» **What you have to do**:
Starting at the first line of the data, please print exactly those lines through the one that holds "from matplotlib.patches import Rectangle", omitting every picture.

━━━━━ Provided data ━━━━━

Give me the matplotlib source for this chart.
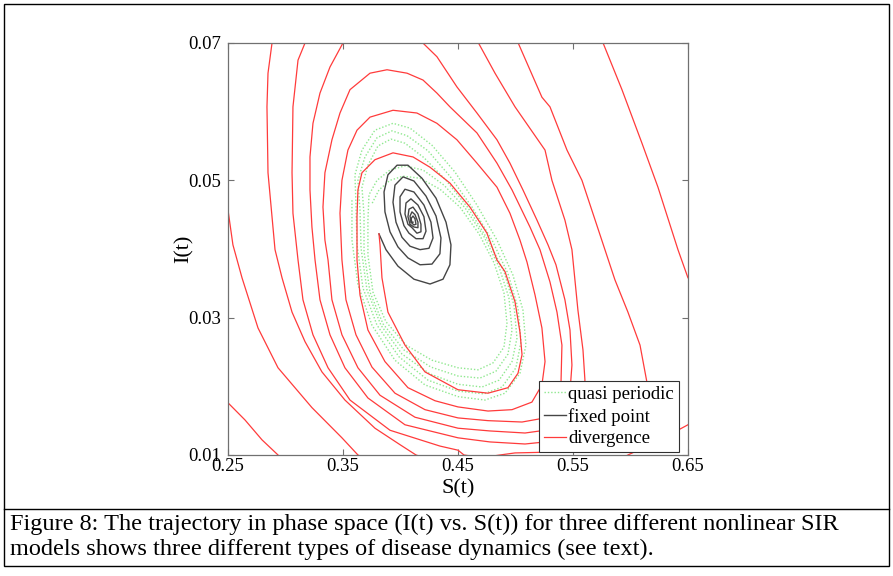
import matplotlib
matplotlib.use('Agg')
import matplotlib.pyplot as plt
from matplotlib.lines import Line2D
from matplotlib.patches import Rectangle

# divergence trajectory, one loop per row pair (S, I)
div_S = (
    [0.3813, 0.3822, 0.3839, 0.3891, 0.4039, 0.4213, 0.4500, 0.4761, 0.4935, 0.5022, 0.5057, 0.5039, 0.4996,
     0.4909, 0.4839, 0.4752, 0.4604, 0.4430, 0.4257, 0.4109, 0.3935, 0.3778, 0.3665, 0.3630, 0.3622, 0.3622]
    + [0.3648, 0.3717, 0.3865, 0.4065, 0.4300, 0.4500, 0.4761, 0.4970, 0.5143, 0.5230, 0.5257, 0.5230, 0.5170,
       0.5100, 0.5039, 0.4952, 0.4839, 0.4665, 0.4491, 0.4317, 0.4143, 0.3935, 0.3735, 0.3622, 0.3543, 0.3491,
       0.3474, 0.3491]
    + [0.3526, 0.3613, 0.3752, 0.3952, 0.4213, 0.4500, 0.4761, 0.5057, 0.5257, 0.5352, 0.5396, 0.5404, 0.5361,
       0.5300, 0.5213, 0.5126, 0.4970, 0.4839, 0.4665, 0.4430, 0.4317, 0.4196, 0.4057, 0.3883, 0.3735, 0.3561,
       0.3474, 0.3404, 0.3343, 0.3326, 0.3343, 0.3370]
    + [0.3404, 0.3491, 0.3630, 0.3822, 0.4126, 0.4500, 0.4778, 0.5083, 0.5257, 0.5404, 0.5474, 0.5491, 0.5474,
       0.5430, 0.5352, 0.5283, 0.5187, 0.5065, 0.4952, 0.4839, 0.4665, 0.4491, 0.4317, 0.4170, 0.3996, 0.3778,
       0.3604, 0.3500, 0.3387, 0.3300, 0.3239, 0.3213, 0.3213, 0.3230, 0.3257]
    + [0.3300, 0.3387, 0.3517, 0.3717, 0.4039, 0.4500, 0.4778, 0.5083, 0.5257, 0.5474, 0.5587, 0.5604, 0.5587,
       0.5543, 0.5491, 0.5430, 0.5317, 0.5257, 0.4996, 0.4822, 0.4665, 0.4430, 0.3996, 0.3474, 0.3213, 0.3170,
       0.3109, 0.3065, 0.3057, 0.3065, 0.3109]
    + [0.3152, 0.3239, 0.3370, 0.3561, 0.3909, 0.4343, 0.4500, 0.4552, 0.4709, 0.4865, 0.4996, 0.5257, 0.5735,
       0.6039, 0.6170, 0.6143, 0.6083, 0.5978, 0.5865, 0.5778, 0.5578, 0.5448, 0.5300, 0.5230, 0.5013, 0.4691,
       0.3996, 0.3300, 0.2952, 0.2883, 0.2848, 0.2839, 0.2848, 0.2883, 0.2909]
    + [0.2970, 0.3057, 0.3170, 0.3317, 0.3517, 0.3778, 0.3996, 0.4135, 0.4517, 0.5213, 0.5735, 0.5978, 0.6257,
       0.6500, 0.6691, 0.6778, 0.6604, 0.6500, 0.6413, 0.6239, 0.6100, 0.5926, 0.5752, 0.5387, 0.4430, 0.3387,
       0.2691, 0.2387, 0.2387]
    + [0.2500, 0.2543, 0.2622, 0.2761, 0.2935, 0.3230, 0.3491, 0.3630, 0.4170, 0.5039, 0.6083, 0.6691, 0.6865,
       0.6778, 0.6430, 0.4430, 0.2691, 0.2083, 0.2170, 0.2500, 0.2648, 0.2796, 0.2935, 0.3083]
)
div_I = (
    [0.0422, 0.0406, 0.0358, 0.0308, 0.0260, 0.0221, 0.0195, 0.0190, 0.0198, 0.0219, 0.0246, 0.0279, 0.0323,
     0.0367, 0.0384, 0.0423, 0.0461, 0.0496, 0.0519, 0.0534, 0.0540, 0.0530, 0.0511, 0.0486, 0.0447, 0.0384]
    + [0.0333, 0.0282, 0.0236, 0.0198, 0.0179, 0.0170, 0.0164, 0.0166, 0.0177, 0.0202, 0.0236, 0.0285, 0.0333,
       0.0381, 0.0413, 0.0452, 0.0490, 0.0525, 0.0559, 0.0583, 0.0598, 0.0602, 0.0592, 0.0573, 0.0544, 0.0500,
       0.0452, 0.0384]
    + [0.0326, 0.0275, 0.0228, 0.0190, 0.0166, 0.0154, 0.0150, 0.0148, 0.0154, 0.0173, 0.0206, 0.0260, 0.0308,
       0.0352, 0.0399, 0.0432, 0.0486, 0.0525, 0.0569, 0.0607, 0.0627, 0.0646, 0.0656, 0.0661, 0.0656, 0.0632,
       0.0598, 0.0559, 0.0511, 0.0461, 0.0413, 0.0384]
    + [0.0326, 0.0275, 0.0227, 0.0187, 0.0155, 0.0139, 0.0135, 0.0132, 0.0136, 0.0158, 0.0192, 0.0231, 0.0282,
       0.0326, 0.0377, 0.0406, 0.0442, 0.0486, 0.0525, 0.0559, 0.0598, 0.0636, 0.0680, 0.0704, 0.0726, 0.0733,
       0.0722, 0.0700, 0.0665, 0.0627, 0.0583, 0.0534, 0.0486, 0.0432, 0.0384]
    + [0.0326, 0.0275, 0.0227, 0.0183, 0.0144, 0.0125, 0.0119, 0.0116, 0.0119, 0.0136, 0.0173, 0.0209, 0.0253,
       0.0311, 0.0399, 0.0442, 0.0500, 0.0544, 0.0607, 0.0656, 0.0704, 0.0748, 0.0770, 0.0763, 0.0726, 0.0700,
       0.0675, 0.0607, 0.0511, 0.0452, 0.0384]
    + [0.0326, 0.0275, 0.0227, 0.0180, 0.0136, 0.0113, 0.0107, 0.0100, 0.0096, 0.0100, 0.0103, 0.0104, 0.0112,
       0.0139, 0.0180, 0.0206, 0.0260, 0.0308, 0.0355, 0.0399, 0.0500, 0.0544, 0.0607, 0.0621, 0.0704, 0.0777,
       0.0799, 0.0784, 0.0733, 0.0700, 0.0656, 0.0607, 0.0511, 0.0447, 0.0399]
    + [0.0358, 0.0308, 0.0265, 0.0221, 0.0180, 0.0139, 0.0115, 0.0100, 0.0078, 0.0064, 0.0078, 0.0100, 0.0122,
       0.0144, 0.0180, 0.0282, 0.0340, 0.0358, 0.0399, 0.0490, 0.0554, 0.0632, 0.0704, 0.0806, 0.0835, 0.0828,
       0.0792, 0.0675, 0.0544]
    + [0.0457, 0.0406, 0.0358, 0.0285, 0.0227, 0.0169, 0.0125, 0.0100, 0.0056, 0.0034, 0.0042, 0.0122, 0.0282,
       0.0544, 0.0850, 0.0894, 0.0850, 0.0617, 0.0326, 0.0176, 0.0151, 0.0122, 0.0100, 0.0071]
)

# fixed point spiral
fix_S = (
    [0.3813, 0.3874, 0.3978, 0.4117, 0.4257, 0.4370, 0.4430, 0.4439, 0.4396, 0.4309, 0.4187, 0.4065, 0.3970,
     0.3891, 0.3857, 0.3865, 0.3909]
    + [0.3978, 0.4065, 0.4170, 0.4274, 0.4343, 0.4352, 0.4309, 0.4222, 0.4117, 0.4022, 0.3952, 0.3935, 0.3961]
    + [0.4013, 0.4083, 0.4170, 0.4248, 0.4283, 0.4265, 0.4204, 0.4117, 0.4039, 0.3996, 0.3996, 0.4030]
    + [0.4074, 0.4135, 0.4196, 0.4222, 0.4204, 0.4152, 0.4091, 0.4048, 0.4039, 0.4065]
    + [0.4100, 0.4143, 0.4178, 0.4178, 0.4152, 0.4109, 0.4074, 0.4065, 0.4083]
    + [0.4117, 0.4152, 0.4152, 0.4126, 0.4100, 0.4083, 0.4091]
    + [0.4117, 0.4135, 0.4126, 0.4109, 0.4091, 0.4100, 0.4109]
)
fix_I = (
    [0.0422, 0.0399, 0.0375, 0.0356, 0.0349, 0.0356, 0.0377, 0.0406, 0.0439, 0.0474, 0.0503, 0.0522, 0.0522,
     0.0508, 0.0483, 0.0454, 0.0425]
    + [0.0403, 0.0387, 0.0377, 0.0378, 0.0393, 0.0416, 0.0448, 0.0477, 0.0499, 0.0505, 0.0493, 0.0468, 0.0439]
    + [0.0417, 0.0404, 0.0399, 0.0401, 0.0416, 0.0439, 0.0464, 0.0483, 0.0487, 0.0476, 0.0454, 0.0434]
    + [0.0423, 0.0415, 0.0415, 0.0426, 0.0447, 0.0464, 0.0473, 0.0467, 0.0451, 0.0436]
    + [0.0431, 0.0423, 0.0425, 0.0436, 0.0451, 0.0461, 0.0458, 0.0447, 0.0436]
    + [0.0432, 0.0431, 0.0439, 0.0450, 0.0454, 0.0448, 0.0439]
    + [0.0435, 0.0436, 0.0444, 0.0448, 0.0444, 0.0439, 0.0439]
)

# quasi periodic orbit
qp_S = (
    [0.3578, 0.3578, 0.3630, 0.3752, 0.3952, 0.4213, 0.4500, 0.4735, 0.4909, 0.5039, 0.5091, 0.5065, 0.4978,
     0.4839, 0.4665, 0.4474, 0.4274, 0.4083, 0.3935, 0.3778, 0.3665, 0.3604]
    + [0.3613, 0.3622, 0.3674, 0.3796, 0.3987, 0.4239, 0.4500, 0.4726, 0.4883, 0.5004, 0.5048, 0.5022, 0.4935,
       0.4796, 0.4622, 0.4430, 0.4239, 0.4057, 0.3926, 0.3796, 0.3691, 0.3630]
    + [0.3648, 0.3657, 0.3709, 0.3830, 0.4013, 0.4257, 0.4500, 0.4709, 0.4857, 0.4970, 0.5013, 0.4987, 0.4900,
       0.4761, 0.4587, 0.4396, 0.4204, 0.4039, 0.3917, 0.3804, 0.3717, 0.3665]
    + [0.3683, 0.3683, 0.3735, 0.3848, 0.4030, 0.4265, 0.4500, 0.4691, 0.4830, 0.4935, 0.4970, 0.4943, 0.4857,
       0.4726, 0.4561, 0.4378, 0.4196, 0.4039, 0.3909, 0.3796, 0.3726]
    + [0.3717, 0.3717, 0.3761, 0.3874, 0.4048, 0.4274, 0.4500, 0.4674, 0.4804, 0.4900, 0.4926, 0.4900, 0.4813,
       0.4683, 0.4517, 0.4344, 0.4170, 0.4022, 0.3909, 0.3813, 0.3752]
)
qp_I = (
    [0.0471, 0.0413, 0.0348, 0.0289, 0.0238, 0.0202, 0.0185, 0.0180, 0.0190, 0.0219, 0.0260, 0.0311, 0.0362,
     0.0413, 0.0464, 0.0512, 0.0551, 0.0576, 0.0583, 0.0573, 0.0544, 0.0508]
    + [0.0464, 0.0406, 0.0343, 0.0289, 0.0243, 0.0209, 0.0193, 0.0189, 0.0199, 0.0227, 0.0265, 0.0314, 0.0364,
       0.0413, 0.0461, 0.0506, 0.0543, 0.0565, 0.0572, 0.0562, 0.0534, 0.0500]
    + [0.0457, 0.0401, 0.0340, 0.0289, 0.0247, 0.0218, 0.0203, 0.0199, 0.0209, 0.0236, 0.0270, 0.0318, 0.0367,
       0.0413, 0.0460, 0.0500, 0.0533, 0.0554, 0.0560, 0.0550, 0.0522, 0.0490]
    + [0.0450, 0.0396, 0.0337, 0.0291, 0.0253, 0.0228, 0.0215, 0.0212, 0.0222, 0.0247, 0.0282, 0.0329, 0.0374,
       0.0418, 0.0460, 0.0493, 0.0515, 0.0521, 0.0515, 0.0500, 0.0479]
    + [0.0442, 0.0391, 0.0337, 0.0294, 0.0260, 0.0238, 0.0227, 0.0224, 0.0234, 0.0257, 0.0292, 0.0336, 0.0380,
       0.0422, 0.0461, 0.0487, 0.0503, 0.0506, 0.0500, 0.0486, 0.0466]
)

x_ticks = [0.25, 0.35, 0.45, 0.55, 0.65]
y_ticks = [0.01, 0.03, 0.05, 0.07]
caption = [
    'Figure 8: The trajectory in phase space (I(t) vs. S(t)) for three different nonlinear SIR',
    'models shows three different types of disease dynamics (see text).',
]

plt.rcParams['font.family'] = ['Liberation Serif', 'DejaVu Serif']


def draw_phase_plot(fig):
    ax = fig.add_axes([0.2553, 0.2101, 0.5151, 0.7153])

    ax.plot(qp_S, qp_I, color='#8fe88f', lw=1.0, linestyle=(0, (1, 1.4)), label='quasi periodic')
    ax.plot(fix_S, fix_I, color='#454545', lw=1.0, label='fixed point')
    ax.plot(div_S, div_I, color='#ff3b3b', lw=0.9, label='divergence')

    ax.set_xlim(0.25, 0.65)
    ax.set_ylim(0.01, 0.07)
    ax.set_xticks(x_ticks)
    ax.set_yticks(y_ticks)
    ax.set_xticklabels(['%.2f' % v for v in x_ticks])
    ax.set_yticklabels(['%.2f' % v for v in y_ticks])
    ax.tick_params(direction='in', length=4, width=0.8, color='#707070',
                   top=True, right=True, labelsize=13.5, pad=2)
    ax.tick_params(axis='y', pad=5)
    for sp in ax.spines.values():
        sp.set_color('#707070')
        sp.set_linewidth(0.9)

    ax.set_xlabel('S(t)', fontsize=16)
    ax.set_ylabel('I(t)', fontsize=16)
    ax.xaxis.set_label_coords(0.5, -0.06)
    ax.yaxis.set_label_coords(-0.075, 0.5)

    leg = ax.legend(loc='lower right', bbox_to_anchor=(0.98, 0.007), fontsize=13.5,
                    fancybox=False, framealpha=1, edgecolor='#303030',
                    borderpad=0.25, borderaxespad=0, handlelength=1.2,
                    handletextpad=0.1, labelspacing=0.25)
    leg.get_frame().set_linewidth(0.8)
    return ax


def draw_frame_and_caption(fig):
    # outer box and caption separator
    fig.add_artist(Rectangle((0.0045, 0.0174), 0.991, 0.9757, transform=fig.transFigure,
                             fill=False, edgecolor='black', lw=1.0))
    fig.add_artist(Line2D([0.0045, 0.9955], [0.1163, 0.1163], transform=fig.transFigure,
                          color='black', lw=1.0))
    fig.text(0.0112, 0.090, caption[0], fontsize=17.5, va='center', ha='left')
    fig.text(0.0112, 0.046, caption[1], fontsize=17.5, va='center', ha='left')


def main():
    fig = plt.figure(figsize=(8.93, 5.76), dpi=100)
    draw_phase_plot(fig)
    draw_frame_and_caption(fig)
    fig.savefig('out.png', dpi=100, facecolor='white')


if __name__ == "__main__":
    main()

━━━━━

» **Correct output**:
Give me the matplotlib source for this chart.
import matplotlib
matplotlib.use('Agg')
import matplotlib.pyplot as plt
from matplotlib.lines import Line2D
from matplotlib.patches import Rectangle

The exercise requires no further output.